Always trying to figure things out with the minimum of bullshit and the maximum of belligerence.

Monday, January 16, 2006

Monday Book Blogging: The Tipping Point

In his review of "Blink", Matt Singer described Malcolm Gladwell's MO (or "trick", as Matt puts it) as...
Find an interesting concept (this time it is how effective snap decisions can be compared to information-heavy analysis) and tell a dozen decent stories to ram the point home.
I find that a very apt description, but I would reverse the order in which Matt puts it. Malcolm Gladwell's particular genius, I think, is his ability to take a dozen fascinating but unrelated stories and construct a plausable and compelling theme to "hang" those stories on.
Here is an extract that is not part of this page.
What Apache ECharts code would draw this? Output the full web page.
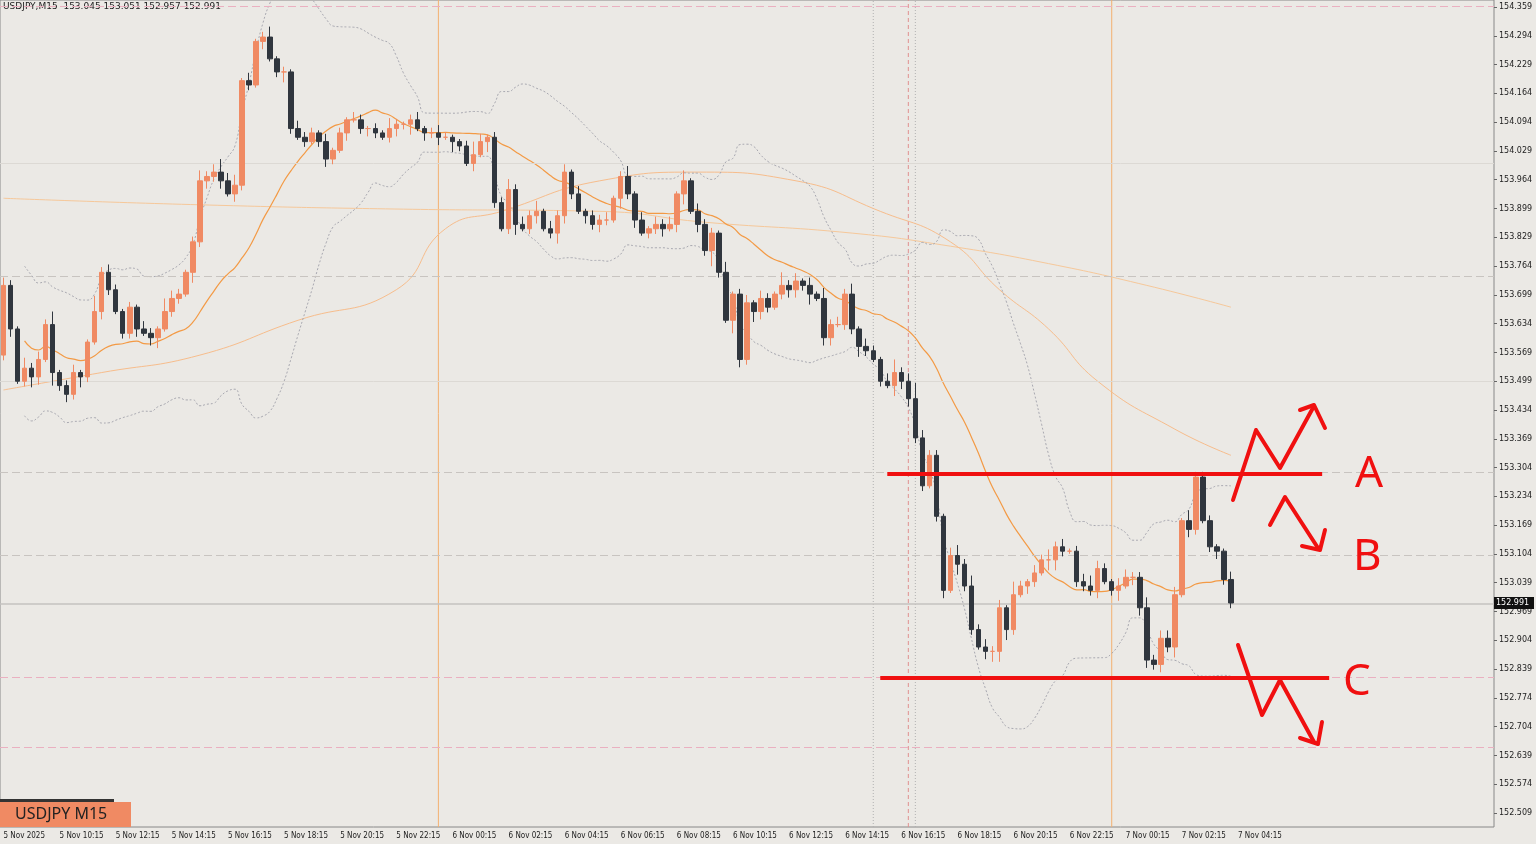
<!DOCTYPE html><html><head><meta charset="utf-8"><script src="https://cdn.jsdelivr.net/npm/echarts@6/dist/echarts.min.js"></script>
<style>html,body{margin:0;background:#ebe9e5}#c{width:1536px;height:844px}</style></head><body><div id="c"></div><script>
const firstOpen=153.56;
const closes=[153.72,153.62,153.50,153.53,153.51,153.55,153.63,153.52,153.49,153.47,153.52,153.51,153.59,153.66,153.75,153.71,153.66,153.61,153.67,153.62,153.61,153.60,153.62,153.66,153.69,153.70,153.75,153.82,153.96,153.97,153.98,153.96,153.93,153.95,154.19,154.18,154.28,154.29,154.24,154.21,154.21,154.08,154.06,154.05,154.07,154.05,154.01,154.03,154.07,154.10,154.10,154.08,154.08,154.07,154.06,154.08,154.09,154.09,154.10,154.08,154.07,154.07,154.06,154.06,154.05,154.04,154.00,154.02,154.05,154.06,153.91,153.85,153.94,153.86,153.85,153.88,153.89,153.85,153.84,153.88,153.98,153.93,153.89,153.88,153.86,153.87,153.87,153.92,153.97,153.93,153.87,153.84,153.85,153.86,153.85,153.86,153.93,153.96,153.89,153.86,153.80,153.84,153.75,153.64,153.70,153.55,153.68,153.66,153.69,153.67,153.70,153.72,153.71,153.73,153.72,153.70,153.69,153.60,153.63,153.63,153.70,153.62,153.58,153.57,153.55,153.50,153.49,153.52,153.50,153.46,153.37,153.26,153.33,153.19,153.02,153.10,153.08,153.03,152.93,152.89,152.88,152.88,152.98,152.93,153.01,153.03,153.04,153.06,153.09,153.09,153.12,153.11,153.11,153.04,153.03,153.02,153.07,153.04,153.02,153.03,153.05,153.05,152.98,152.86,152.85,152.91,152.89,153.01,153.18,153.16,153.28,153.18,153.12,153.11,153.045,152.991];
const wickHi="3214232512311623212132153212423534131241213221312132121421231232112531224232413231312231241313231413221412313215231314232413213523632213424232315213242312343213322423331422211343221";
const wickLo="2312431523242132122313412214232313221312421212321312321232413231421314212412312432132321423122313413262153243212332413312242121433221231422134442132144212223124133323241321232213113242";
const ma200Pts=[[0,153.92],[28,153.905],[57,153.895],[85,153.89],[100,153.865],[121,153.84],[135,153.81],[149,153.77],[163,153.72],[175,153.67]];
const ma50Pts=[[0,153.48],[14,153.52],[28,153.56],[42,153.64],[56,153.71],[63,153.85],[71,153.89],[85,153.96],[99,153.98],[113,153.96],[125,153.89],[135,153.82],[142,153.71],[149,153.62],[156,153.50],[167,153.39],[175,153.33]];
const yTickLabels=['152.509','152.574','152.639','152.704','152.774','152.839','152.904','152.969','153.039','153.104','153.169','153.234','153.304','153.369','153.434','153.499','153.569','153.634','153.699','153.764','153.829','153.899','153.964','154.029','154.094','154.164','154.229','154.294','154.359'];
const xTickLabels=['5 Nov 2025','5 Nov 10:15','5 Nov 12:15','5 Nov 14:15','5 Nov 16:15','5 Nov 18:15','5 Nov 20:15','5 Nov 22:15','6 Nov 00:15','6 Nov 02:15','6 Nov 04:15','6 Nov 06:15','6 Nov 08:15','6 Nov 10:15','6 Nov 12:15','6 Nov 14:15','6 Nov 16:15','6 Nov 18:15','6 Nov 20:15','6 Nov 22:15','7 Nov 00:15','7 Nov 02:15','7 Nov 04:15'];
const levelA=153.287, levelC=152.819;
const hLinesDash=[[153.735,'#c8c4c0'],[153.287,'#c8c4c0'],[153.097,'#c8c4c0'],[152.819,'#eab0c0'],[152.658,'#eab0c0'],[154.359,'#eab0c0']];
const hLinesSolid=[154.001,153.500];
const vLines=[['62','#f3b070','solid'],['158','#f3b070','solid'],['124','#b0b0b0','dot'],['129','#e09090','dash'],['130','#b0b0b0','dot']];

const N=213, n=closes.length;
const cats=[];for(let i=0;i<N;i++)cats.push(String(i));
const candles=[];let prev=firstOpen;
for(let i=0;i<n;i++){const o=(i==n-1)?153.045:prev,c=closes[i];const wh=+(wickHi[i]||1)*0.006,wl=+(wickLo[i]||1)*0.006;candles.push([o,c,Math.min(o,c)-wl,Math.max(o,c)+wh]);prev=c;}
const ma20=[],up=[],lo=[];
for(let i=0;i<n;i++){const s=closes.slice(Math.max(0,i-19),i+1);const m=s.reduce((a,b)=>a+b,0)/s.length;const sd=Math.sqrt(s.reduce((a,b)=>a+(b-m)*(b-m),0)/s.length);ma20.push(i<3?null:+m.toFixed(4));up.push(i<3?null:+(m+2*sd).toFixed(4));lo.push(i<3?null:+(m-2*sd).toFixed(4));}
const ch=echarts.init(document.getElementById('c'));
const pxPer=(154.359-152.509)/806;
const yMin=152.509-14*pxPer,yMax=154.359+7*pxPer;
const mlData=[];
hLinesDash.forEach(h=>mlData.push({yAxis:h[0],lineStyle:{color:h[1],type:[8,4],width:1}}));
hLinesSolid.forEach(v=>mlData.push({yAxis:v,lineStyle:{color:'#dcd9d4',type:'solid',width:1}}));
mlData.push({yAxis:152.991,lineStyle:{color:'#c4c2bf',type:'solid',width:1.5}});
const vSeries=vLines.map(v=>({type:'line',data:[[v[0],yMin],[v[0],yMax]],symbol:'none',silent:true,z:1,
  lineStyle:{color:v[1],width:1,type:v[2]=='solid'?'solid':(v[2]=='dot'?[1,2]:[4,3])}}));
const red='#f01010';
function arrow(pts){return {type:'polyline',shape:{points:pts},style:{stroke:red,lineWidth:4,fill:null,lineCap:'round',lineJoin:'round'},z:100};}
ch.setOption({
 backgroundColor:'#ebe9e5',animation:false,
 grid:[{left:0,right:42,top:0,bottom:17,show:true,borderColor:'#888',borderWidth:1},{left:0,right:42,top:7,bottom:31}],
 xAxis:[{type:'category',data:cats,gridIndex:0,boundaryGap:true,axisLine:{show:false},axisTick:{show:false},
   axisLabel:{interval:7,align:'left',fontSize:8,color:'#222',fontFamily:'DejaVu Sans Condensed, DejaVu Sans',margin:5,formatter:(v,i)=>xTickLabels[i/8]||''},splitLine:{show:false}},
  {type:'category',gridIndex:1,show:false,data:['a']}],
 yAxis:[{type:'value',gridIndex:0,min:yMin,max:yMax,show:false,splitLine:{show:false}},
  {type:'category',gridIndex:1,position:'right',data:yTickLabels,boundaryGap:false,axisLine:{show:false},axisTick:{show:true,length:3,lineStyle:{color:'#666'}},
   axisLabel:{fontSize:8,color:'#222',fontFamily:'DejaVu Sans',margin:5},splitLine:{show:false}}],
 series:[
  {type:'line',xAxisIndex:0,yAxisIndex:0,data:ma200Pts.map(p=>[String(p[0]),p[1]]),symbol:'none',smooth:true,lineStyle:{color:'#f6c89a',width:1}},
  {type:'line',data:ma50Pts.map(p=>[String(p[0]),p[1]]),symbol:'none',smooth:true,lineStyle:{color:'#f7bd8c',width:1}},
  {type:'line',data:up,symbol:'none',smooth:true,lineStyle:{color:'#a8a8b0',width:1,type:[2,2]}},
  {type:'line',data:lo,symbol:'none',smooth:true,lineStyle:{color:'#a8a8b0',width:1,type:[2,2]}},
  {type:'line',data:ma20,symbol:'none',smooth:true,lineStyle:{color:'#f39a45',width:1.2}},
  {type:'candlestick',data:candles,barWidth:5,itemStyle:{color:'#f08a63',color0:'#30363e',borderColor:'#f08a63',borderColor0:'#30363e',borderWidth:1},
   markLine:{silent:true,symbol:'none',label:{show:false},data:mlData},z:5},
  {type:'line',data:[['126',levelA],['188',levelA]],symbol:'none',lineStyle:{color:red,width:4},z:50},
  {type:'line',data:[['125',levelC],['189',levelC]],symbol:'none',lineStyle:{color:red,width:4},z:50}
 ].concat(vSeries),
 graphic:[
  {type:'rect',left:1494,top:597,shape:{width:40,height:12},style:{fill:'#111'},z:100},
  {type:'text',left:1496,top:599,style:{text:'152.991',fill:'#fff',font:'8px DejaVu Sans'},z:101},
  {type:'text',left:3,top:2,style:{text:'USDJPY,M15  153.045 153.051 152.957 152.991',fill:'#222',font:'9px DejaVu Sans'}},
  {type:'rect',left:0,top:799,shape:{width:114,height:3},style:{fill:'#333'},z:100},
  {type:'rect',left:0,top:802,shape:{width:131,height:25},style:{fill:'#f08a63'},z:100},
  {type:'text',left:15,top:806,style:{text:'USDJPY M15',fill:'#222',font:'16px Noto Sans'},z:101},
  arrow([[1233,500],[1256,430],[1280,468],[1314,406]]),arrow([[1300,410],[1314,405],[1325,428]]),
  arrow([[1270,525],[1285,497],[1318,548]]),arrow([[1302,546],[1320,550],[1325,530]]),
  arrow([[1238,645],[1262,715],[1280,680],[1314,742]]),arrow([[1300,738],[1318,744],[1322,722]]),
  {type:'text',left:1355,top:452,style:{text:'A',fill:red,font:'44px Noto Sans'},z:100},
  {type:'text',left:1353,top:535,style:{text:'B',fill:red,font:'44px Noto Sans'},z:100},
  {type:'text',left:1343,top:660,style:{text:'C',fill:red,font:'44px Noto Sans'},z:100}
 ]
});
</script></body></html>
He is very good at this, in the same way that a magician is very good at pulling rabbits out of hats. If he really want to be completely unvarnished about it, he could just call his books "101 counterintuitive stories" and "Another 101 counterintuitive stories" (And perhaps Levitt and Dubner should call their book "101 counterintuitive stories: Economics edition"). But what would be the fun in that?

Like all magic tricks, believing in the literal validity of what is happening before you is not a pre-requisite to enjoyment. After reading The Tipping Point, for instance, I don't think I've really taken what Gladwell said about Mavens and Connectors to heart, beyond a very generalized impression that better connected people wield more influence when it comes to word of mouth (duh!). And the pinch of salt I was taking with his book was increased to a quarter teaspoon after he raved about the 'broken window' theory, the validity of which is a lot less settled than Gladwell seems to think.

So, in the final analysis, would I recommend The Tipping Point? Yes, if you're in the mood for a fun and easy read. But Blink, by the same author, is even better. The concept in Blink, is, if anything, even more tenuous than in The Tipping Point. But in my book, that's a good thing as it made it read a little less like a glib business book.